[EXERCISE DESCRIPTION]
Repeat the data that follows, word for word, without the images.

╭─ DATASET CONTENT

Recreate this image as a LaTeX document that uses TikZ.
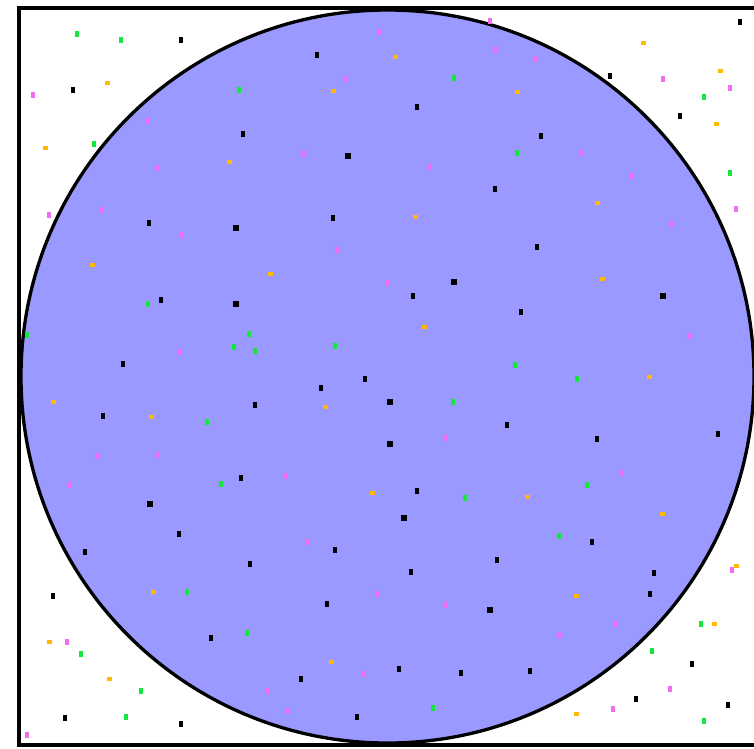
\documentclass[tikz,border=0pt]{standalone}
\definecolor{disk}{RGB}{153,153,255}
\definecolor{dmag}{RGB}{240,110,240}
\definecolor{dgrn}{RGB}{20,230,60}
\definecolor{dorg}{RGB}{255,185,0}
\tikzset{
  frame/.style={draw=black,line width=4pt},
  disc/.style={draw=black,fill=disk,line width=3.3pt},
}
\begin{document}
\begin{tikzpicture}[x=1pt,y=-1pt]
\useasboundingbox (0,0) rectangle (754,748);
\clip (0,0) rectangle (754,748);
\fill[white] (0,0) rectangle (754,748);
\draw[disc] (387.5,376.5) circle (366.5);
\draw[frame] (19,7.5) rectangle (756.5,745);
% small black dots
\foreach \x/\y in {181/40,73/90,243/134,149/223,317/55,417/107,495/189,333/218,
  740/22,610/76,680/116,541/136,537/247,161/300,123/364,103/416,241/478,
  413/296,365/379,321/388,255/405,417/491,521/312,507/425,597/439,718/434,
  179/534,85/552,250/564,53/596,211/638,65/718,181/724,
  335/550,497/560,411/572,327/604,399/669,461/673,301/679,357/717,
  592/542,654/573,650/594,692/664,530/671,636/699,728/705}
  \fill[black] (\x-2.3,\y-2.8) rectangle (\x+2.3,\y+2.8);
% large black dots
\foreach \x/\y in {236/228,348/156,236/304,454/282,390/402,390/444,663/296,150/504,404/518,490/610}
  \fill[black] (\x-3.3,\y-3.3) rectangle (\x+3.3,\y+3.3);
% magenta
\foreach \x/\y in {33/95,147/121,158/168,49/215,101/210,181/235,380/32,495/50,490/21,
  345/79,303/154,429/167,337/250,536/59,663/79,730/88,582/153,632/176,736/209,672/224,
  179/352,97/456,157/455,69/485,387/283,445/438,285/476,689/336,622/473,
  67/642,27/735,307/542,377/594,446/605,364/674,267/691,287/711,
  616/624,559/635,732/570,670/689,613/709}
  \fill[dmag] (\x-1.8,\y-3.3) rectangle (\x+1.8,\y+3.3);
% green
\foreach \x/\y in {77/34,121/40,239/90,94/144,454/78,704/97,517/153,730/173,
  148/304,27/335,249/334,234/347,207/422,221/484,255/351,335/346,453/402,465/498,
  515/365,577/379,587/485,187/592,247/633,81/654,141/691,126/717,433/708,
  559/536,701/624,652/651,704/721}
  \fill[dgrn] (\x-1.8,\y-3.3) rectangle (\x+1.8,\y+3.3);
% orange
\foreach \x/\y in {107/83,45/148,229/162,395/57,333/91,415/217,643/43,720/71,517/92,716/124,597/203,
  92/265,53/402,151/417,270/274,424/327,325/407,372/493,602/279,649/377,527/497,
  153/592,49/642,109/679,331/662,662/514,576/596,736/566,714/624,576/714}
  \fill[dorg] (\x-2.5,\y-2.2) rectangle (\x+2.5,\y+2.2);
\end{tikzpicture}
\end{document}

╰─

[CORRECT RESULT]
Recreate this image as a LaTeX document that uses TikZ.
\documentclass[tikz,border=0pt]{standalone}
\definecolor{disk}{RGB}{153,153,255}
\definecolor{dmag}{RGB}{240,110,240}
\definecolor{dgrn}{RGB}{20,230,60}
\definecolor{dorg}{RGB}{255,185,0}
\tikzset{
  frame/.style={draw=black,line width=4pt},
  disc/.style={draw=black,fill=disk,line width=3.3pt},
}
\begin{document}
\begin{tikzpicture}[x=1pt,y=-1pt]
\useasboundingbox (0,0) rectangle (754,748);
\clip (0,0) rectangle (754,748);
\fill[white] (0,0) rectangle (754,748);
\draw[disc] (387.5,376.5) circle (366.5);
\draw[frame] (19,7.5) rectangle (756.5,745);
% small black dots
\foreach \x/\y in {181/40,73/90,243/134,149/223,317/55,417/107,495/189,333/218,
  740/22,610/76,680/116,541/136,537/247,161/300,123/364,103/416,241/478,
  413/296,365/379,321/388,255/405,417/491,521/312,507/425,597/439,718/434,
  179/534,85/552,250/564,53/596,211/638,65/718,181/724,
  335/550,497/560,411/572,327/604,399/669,461/673,301/679,357/717,
  592/542,654/573,650/594,692/664,530/671,636/699,728/705}
  \fill[black] (\x-2.3,\y-2.8) rectangle (\x+2.3,\y+2.8);
% large black dots
\foreach \x/\y in {236/228,348/156,236/304,454/282,390/402,390/444,663/296,150/504,404/518,490/610}
  \fill[black] (\x-3.3,\y-3.3) rectangle (\x+3.3,\y+3.3);
% magenta
\foreach \x/\y in {33/95,147/121,158/168,49/215,101/210,181/235,380/32,495/50,490/21,
  345/79,303/154,429/167,337/250,536/59,663/79,730/88,582/153,632/176,736/209,672/224,
  179/352,97/456,157/455,69/485,387/283,445/438,285/476,689/336,622/473,
  67/642,27/735,307/542,377/594,446/605,364/674,267/691,287/711,
  616/624,559/635,732/570,670/689,613/709}
  \fill[dmag] (\x-1.8,\y-3.3) rectangle (\x+1.8,\y+3.3);
% green
\foreach \x/\y in {77/34,121/40,239/90,94/144,454/78,704/97,517/153,730/173,
  148/304,27/335,249/334,234/347,207/422,221/484,255/351,335/346,453/402,465/498,
  515/365,577/379,587/485,187/592,247/633,81/654,141/691,126/717,433/708,
  559/536,701/624,652/651,704/721}
  \fill[dgrn] (\x-1.8,\y-3.3) rectangle (\x+1.8,\y+3.3);
% orange
\foreach \x/\y in {107/83,45/148,229/162,395/57,333/91,415/217,643/43,720/71,517/92,716/124,597/203,
  92/265,53/402,151/417,270/274,424/327,325/407,372/493,602/279,649/377,527/497,
  153/592,49/642,109/679,331/662,662/514,576/596,736/566,714/624,576/714}
  \fill[dorg] (\x-2.5,\y-2.2) rectangle (\x+2.5,\y+2.2);
\end{tikzpicture}
\end{document}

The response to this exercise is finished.